Lovers’ tiffs are common in married life. Even gods are not above
this. Kalidasa had said that the relationship between Shiv and Parvathy was like
that between word and meaning. It was after observing great penance that
Parvathy got the hand of Shiv. Even then there were quarrels in their life. In
one instance, it was on a silly matter. In place of the usual endearments, he
once called her by her other name, Kali. Suspecting that Shiv was making fun of
her dark skin, Parvathy exploded and left him in a huff. Determined to return
only after getting a skin colour as beautiful as that of her husband, she went
to the forests and did tapas for a hundred years. At last Brahma appeared
before her and granted her desired boon, the colour of the pollen of lotus
flower.
A family quarrel like this took place in Vaikunta also. Maha
Vishnu looked at Lakshmi and smiled. She mistook that smile, thinking he was comparing
her with some other woman. And she cursed him in the strongest fashion: let
your head be blown off. The curse indeed came true. It is another story how
Vishnu and other gods came out of this unscathed.

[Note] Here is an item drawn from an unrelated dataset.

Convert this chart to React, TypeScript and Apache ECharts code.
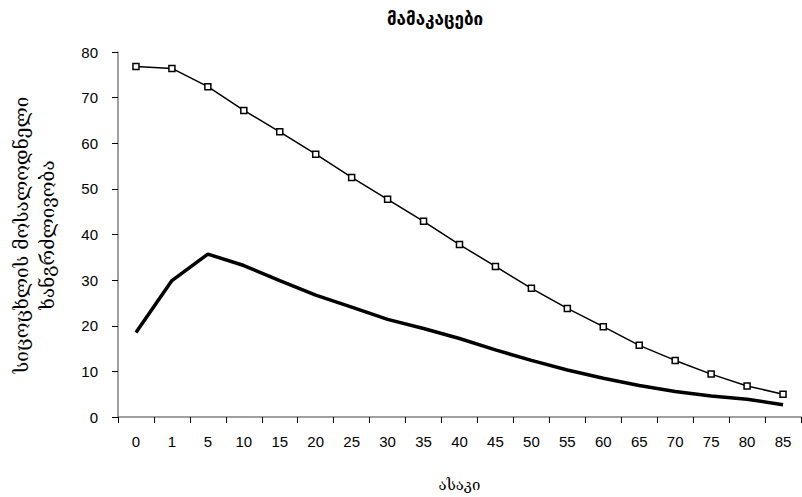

In brief, quarrels and patch ups are quite common in married life.
Like day and night they will alternate constantly. Night should not get
lengthier and day should not encroach into night. As grandmas used to say it is
only natural that kitchen vessels sometimes clink and clank.
What is important is to make the family more secure. In the
opinion of the United Nations family is the most powerful democratic set up at
the core of the society.
The teacher in the village school asked the child: who are all
there in your house?
The bright boy replied: Grandpa, Grandma, father, mother, then
Malini and Kannan.
Are Malini and Kannan your sister and brother?
No. Malini is our cow. Kannan is our cat.
Family is like that. Its inmates are all linked by the silk thread
of warmth. In the bondage that cements this relationship tensions melt away and
animosities dissolve in love. And this love erects a heavenly home in the
island of hell.
It is true that love is blind. Even death is not able to create a
wedge between one who loves and one who is loved. Take the case of two people
hated by the world at large, Hitler and Mussolini. At the close of the Second
World War when enemy soldiers fired at Mussolini, his wife courted death by
standing before him in a bid to shield him from the bullets. And in Berlin,
death lost its glitter in the intensity of love when Eva Brown abandoned her
safe haven and rushed towards the bunker in which Hitler was waiting for the
inevitable end. And in the shadow of death Hitler and Eva became husband and
wife.
The fast track couples who pick up quarrels on silly issues is
fast increasing in the society irrespective of whether they reach the family
courts or not. Also, there is a corresponding increase in the number of
youngsters who consider it great to lead a single life. Why blame the youth
alone? There are some swell daddies who consider a Benz car outside the house
and two divorced daughters inside the house as a great status symbol. The
modern couples who seek freedom from conjugal bondage, proclaiming that freedom
is life, freedom is ambrosia forget that the fundamental principles and tenets
of nature are sacred and inviolable. We are trying to blow out the little light
that we have. In the olden days domestic quarrels used to get domestic
settlements. The lower and upper courts of justice to deal with such issues
were there in the old joint families. Grandfather, grandmother, father, mother
and even the uncle in the next building all used to take part in the efforts to
patch up domestic differences. The rise of nuclear families saw the end to many
such safety valves of the past. The grandparents are now a days as much a
threatened species as the lion tailed macaque. Once broken, an earthen pot cannot
be put together. If what is broken is a golden pot it can well be welded
together. Once the black hole of the nuclear families swallowed up grandparents
who used to successfully take up this welding process, an added impetus was
given to the process of divorces in the society. If single parenting was a
mistake yesterday, it is custom today and no one knows if it will not become
fundamental scientific principle tomorrow.
It is the sense of self-importance that shatters married life. One
having a superiority complex will not bow before anyone. Many factors, like
family tradition, love for the parents, commitment to the society, and love for
the children, used to help to restrain this one-upmanship but when the threads
tying these commitments get lax their relevance also decreases. When man and
woman limit their vision by looking only inside, togetherness and the relief it
provided get lost. Unable to scale the hurdles one has put, his own father,
mother and the kids stand on either side of the boundary line, feeling the angst
of alienation. No one is willing to weep on anyone else’s shoulders. And when
the feeling is that the rights given by law are more important than the
security afforded by the family, unstable minds are encouraged to go after the
mirage of legal remedies to human problems. And legal battles and the
subsequent separations become the order of the day. The home loses its image as
a haven. The extent of relationships get abridged to me and me alone. When the
old generation considered marriage as a liberation, the new generation feels
that liberation from marriage is far better.